A SQL injection is the most prevalent means of attacking a web application today with an estimated 32% of web applications today being vulnerable. In order for an SQL Injection attack to take place, the vulnerable website needs to directly include user input within an SQL statement, “It’s about breaking out of the datacontext and entering the query context.” This allows an attacker to insert a malicious payload that will be included as part of the SQL query and run against the database server.

# Define POST variables
uname = request.POST['username']
passwd = request.POST['password']

# SQL query vulnerable to SQLi
sql = “SELECT id FROM users WHERE username=’” + uname + “’ AND password=’” + passwd + “’”

# Execute the SQL statement

Above is an example of a simple script used to authenticate a user with a username and password against a db using a table named users and a username and password column.

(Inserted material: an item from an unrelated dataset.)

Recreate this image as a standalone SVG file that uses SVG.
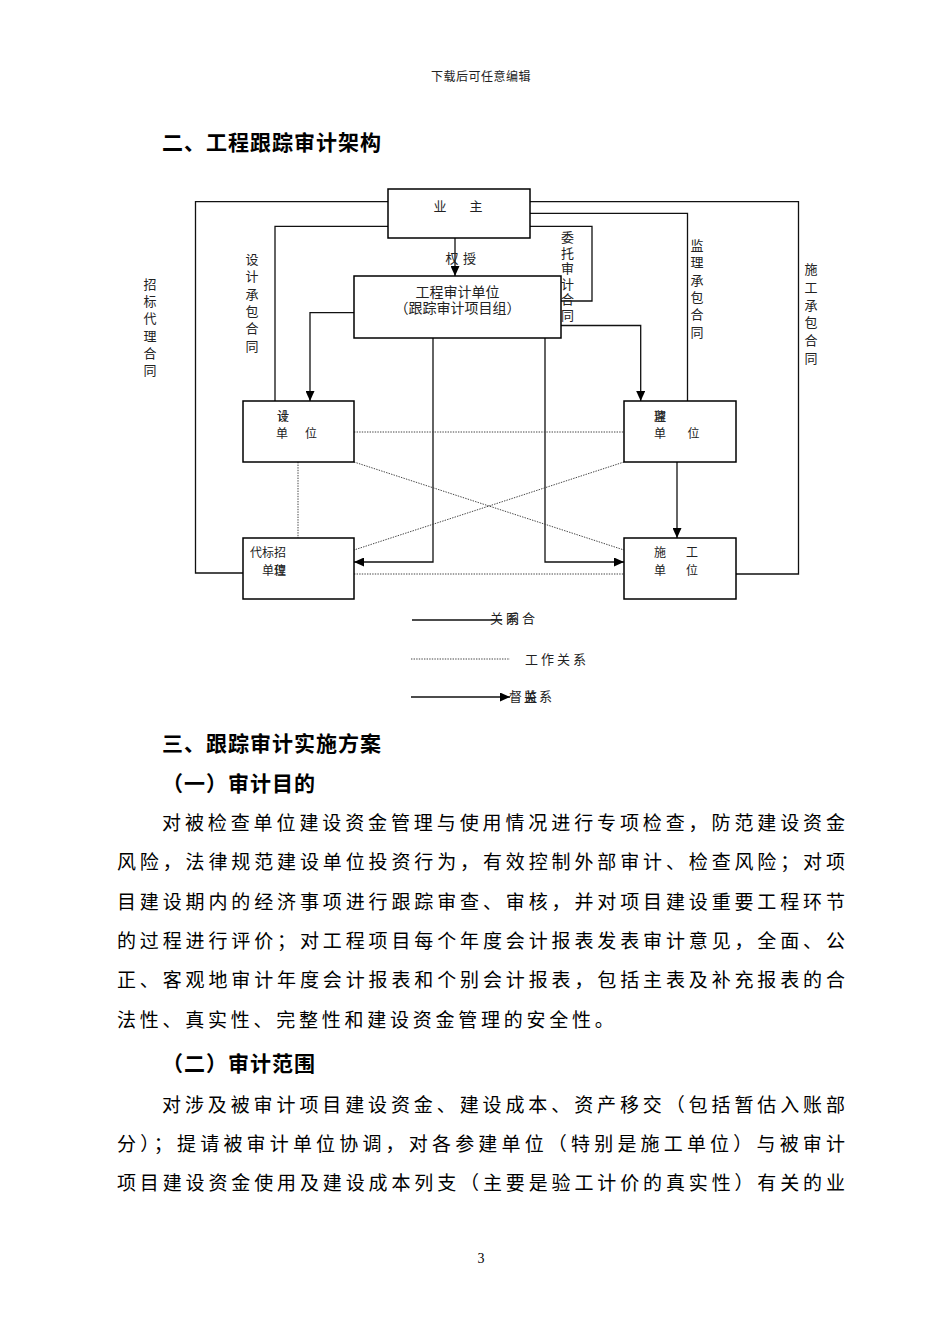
<svg xmlns="http://www.w3.org/2000/svg" width="950" height="1344" viewBox="0 0 950 1344">
<style>
.bg{fill:#fff}
.box{fill:#fff;stroke:#000;stroke-width:1.5}
.ln{fill:none;stroke:#111;stroke-width:1.3}
.dot{fill:none;stroke:#444;stroke-width:1;stroke-dasharray:1.4 1.2}
.t{font-family:"Noto Sans CJK SC","Noto Sans CJK JP",sans-serif;font-size:12px;fill:#222}
.m{text-anchor:middle}
.l13{font-size:13px}
.l14{font-size:14px}
.hd{font-family:"Noto Sans CJK SC","Noto Sans CJK JP",sans-serif;font-size:21px;font-weight:700;fill:#000;letter-spacing:1px}
.bd{font-family:"Noto Sans CJK SC","Noto Sans CJK JP",sans-serif;font-size:19px;fill:#000}
</style>
<defs>
<marker id="ah" markerUnits="userSpaceOnUse" markerWidth="10" markerHeight="9" refX="10" refY="4.5" orient="auto">
<path d="M0,0 L10,4.5 L0,9 z" fill="#000"/>
</marker>
</defs>
<rect class="bg" x="0" y="0" width="950" height="1344"/>

<text class="t" x="431" y="80.5" style="letter-spacing:0.5px">下载后可任意编辑</text>
<text class="hd" x="162" y="150">二、工程跟踪审计架构</text>

<g id="connectors">
<path class="ln" d="M388,201.7 H195.5 V573 H243"/>
<path class="ln" d="M530,201.7 H798.5 V574 H736"/>
<path class="ln" d="M530,213.3 H687.5 V401"/>
<path class="ln" d="M388,226.3 H275 V401"/>
<path class="ln" d="M530,226.3 H592 V301 H561"/>
<path class="ln" d="M455,238 V276" marker-end="url(#ah)"/>
<path class="ln" d="M354,312.7 H310 V401" marker-end="url(#ah)"/>
<path class="ln" d="M561,325.5 H640.7 V401" marker-end="url(#ah)"/>
<path class="ln" d="M433,338 V562 H354" marker-end="url(#ah)"/>
<path class="ln" d="M545,338 V562 H624" marker-end="url(#ah)"/>
<path class="ln" d="M677,462 V538" marker-end="url(#ah)"/>
<path class="dot" d="M354,432 H624"/>
<path class="dot" d="M298,462 V538"/>
<path class="dot" d="M354,462 L624,550"/>
<path class="dot" d="M624,462 L354,550"/>
<path class="dot" d="M354,574 H624"/>
</g>

<g id="labels">
<text class="t l13 m" x="452" y="263">权</text>
<text class="t l13 m" x="469.5" y="263">授</text>
<text class="t l13 m"><tspan x="252" y="264">设</tspan><tspan x="252" y="281.3">计</tspan><tspan x="252" y="298.6">承</tspan><tspan x="252" y="315.9">包</tspan><tspan x="252" y="333.2">合</tspan><tspan x="252" y="350.5">同</tspan></text>
<text class="t l13 m"><tspan x="150" y="289">招</tspan><tspan x="150" y="306.2">标</tspan><tspan x="150" y="323.4">代</tspan><tspan x="150" y="340.6">理</tspan><tspan x="150" y="357.8">合</tspan><tspan x="150" y="375">同</tspan></text>
<text class="t l13 m"><tspan x="567.5" y="242">委</tspan><tspan x="567.5" y="257.6">托</tspan><tspan x="567.5" y="273.2">审</tspan><tspan x="567.5" y="288.8">计</tspan><tspan x="567.5" y="304.4">合</tspan><tspan x="567.5" y="320">同</tspan></text>
<text class="t l13 m"><tspan x="697" y="250">监</tspan><tspan x="697" y="267.3">理</tspan><tspan x="697" y="284.6">承</tspan><tspan x="697" y="301.9">包</tspan><tspan x="697" y="319.2">合</tspan><tspan x="697" y="336.5">同</tspan></text>
<text class="t l13 m"><tspan x="811" y="274">施</tspan><tspan x="811" y="291.8">工</tspan><tspan x="811" y="309.6">承</tspan><tspan x="811" y="327.4">包</tspan><tspan x="811" y="345.2">合</tspan><tspan x="811" y="363">同</tspan></text>
</g>

<g id="owner">
<rect class="box" x="388" y="189" width="142" height="49"/>
<text class="t l13 m" x="440" y="211">业</text>
<text class="t l13 m" x="476" y="211">主</text>
</g>

<g id="audit">
<rect class="box" x="354" y="276" width="207" height="62"/>
<text class="t l14 m" x="457.5" y="297">工程审计单位</text>
<text class="t l14 m" x="457.5" y="313">（跟踪审计项目组）</text>
</g>

<g id="design">
<rect class="box" x="243" y="401" width="111" height="61"/>
<text class="t m" x="283" y="421">设</text>
<text class="t m" x="283" y="421">计</text>
<text class="t m" x="282" y="437.5">单</text>
<text class="t m" x="311" y="437.5">位</text>
</g>

<g id="supervision">
<rect class="box" x="624" y="401" width="112" height="61"/>
<text class="t m" x="660" y="421">监</text>
<text class="t m" x="660" y="421">理</text>
<text class="t m" x="660" y="437.5">单</text>
<text class="t m" x="693.5" y="437.5">位</text>
</g>

<g id="agent">
<rect class="box" x="243" y="538" width="111" height="61"/>
<text class="t" x="250" y="557">代标招</text>
<text class="t m" x="268" y="574.5">单</text>
<text class="t m" x="280" y="574.5">理</text>
<text class="t m" x="280" y="574.5">位</text>
</g>

<g id="construction">
<rect class="box" x="624" y="538" width="112" height="61"/>
<text class="t m" x="660" y="557">施</text>
<text class="t m" x="692" y="557">工</text>
<text class="t m" x="660" y="575">单</text>
<text class="t m" x="692" y="575">位</text>
</g>

<g id="legend">
<path class="ln" d="M412,620 H502"/>
<text class="t l13" x="490" y="623">关</text>
<text class="t l13" x="506" y="623">同</text>
<text class="t l13" x="506" y="623">系</text>
<text class="t l13" x="522" y="623">合</text>
<path class="dot" d="M411,659 H510"/>
<text class="t l13" x="525" y="664" style="letter-spacing:3px">工作关系</text>
<path class="ln" d="M411,697 H510" marker-end="url(#ah)"/>
<text class="t l13" x="509" y="701">督</text>
<text class="t l13" x="524" y="701">监</text>
<text class="t l13" x="524" y="701">关</text>
<text class="t l13" x="539" y="701">系</text>
</g>

<text class="hd" x="162" y="751">三、跟踪审计实施方案</text>
<text class="hd" x="162" y="791">（一）审计目的</text>
<text class="bd" x="162" y="830" textLength="683" lengthAdjust="spacing">对被检查单位建设资金管理与使用情况进行专项检查，防范建设资金</text>
<text class="bd" x="117" y="869.3" textLength="728" lengthAdjust="spacing">风险，法律规范建设单位投资行为，有效控制外部审计、检查风险；对项</text>
<text class="bd" x="117" y="908.6" textLength="728" lengthAdjust="spacing">目建设期内的经济事项进行跟踪审查、审核，并对项目建设重要工程环节</text>
<text class="bd" x="117" y="948" textLength="728" lengthAdjust="spacing">的过程进行评价；对工程项目每个年度会计报表发表审计意见，全面、公</text>
<text class="bd" x="117" y="987.2" textLength="728" lengthAdjust="spacing">正、客观地审计年度会计报表和个别会计报表，包括主表及补充报表的合</text>
<text class="bd" x="117" y="1026.5" style="letter-spacing:3.75px">法性、真实性、完整性和建设资金管理的安全性。</text>
<text class="hd" x="162" y="1071">（二）审计范围</text>
<text class="bd" x="162" y="1112" textLength="683" lengthAdjust="spacing">对涉及被审计项目建设资金、建设成本、资产移交（包括暂估入账部</text>
<text class="bd" x="117" y="1150.5" textLength="728" lengthAdjust="spacing">分）；提请被审计单位协调，对各参建单位（特别是施工单位）与被审计</text>
<text class="bd" x="117" y="1189.5" textLength="728" lengthAdjust="spacing">项目建设资金使用及建设成本列支（主要是验工计价的真实性）有关的业</text>
<text x="481" y="1263" style="font-family:'Liberation Serif',serif;font-size:14px;fill:#000;text-anchor:middle">3</text>
</svg>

This script is vulnerable to SQL Injection because an attacker can submit malicious input that would alter the SQL statement being executed by the db server.

A classic example of an SQL Injection payload is the simple password’ OR 1=1 argument.

By running the below query we are saying: “select the ID from the users table where the username is ‘username’ and the password is ‘password’ OR if 1 is equal to 1. Of course 1 is always equal to 1 so the query will return as ”TRUE” .

SELECT id FROM users WHERE username=’username’ AND password=’password’ OR 1=1’

Once the query executes, the result is returned to the application to be processed, resulting in an authentication bypass logging the attacker in with the first account from the query result (usually of an administrative user).

The two-primary means of SQL injections are:

IN-BAND / CLASSIC: Whereby attackers insert a query that runs something, or fetches information and gives it to us.

BLIND INJECTION: Attackers use a Boolean approach to tell if something is true, or if a command can be run.

How does the Snapt WAF protect you?

A web application firewall operates on HTTP and HTTPS traffic, ensuring it is free of threats to both your users, and specifically your servers. It decides what traffic to let through, and what to block.

  1. Intelligent scanning of HTTP/S requests as they come through the WAF
  2. Rate and session limiting to protected locations and servers
  3. Blacklisting, whitelisting, shared blacklists, GeoIP, etc

Who should consider a WAF?

You are wanting to protect yourself against unknown or unanticipated threats. Examples include 0-day exploits, exploits in your own application, outdated applications, and more. No system is ever foolproof. Web firewalling is about adding another layer of protection to business-critical functionality, and makes up an important part of PCI security standards.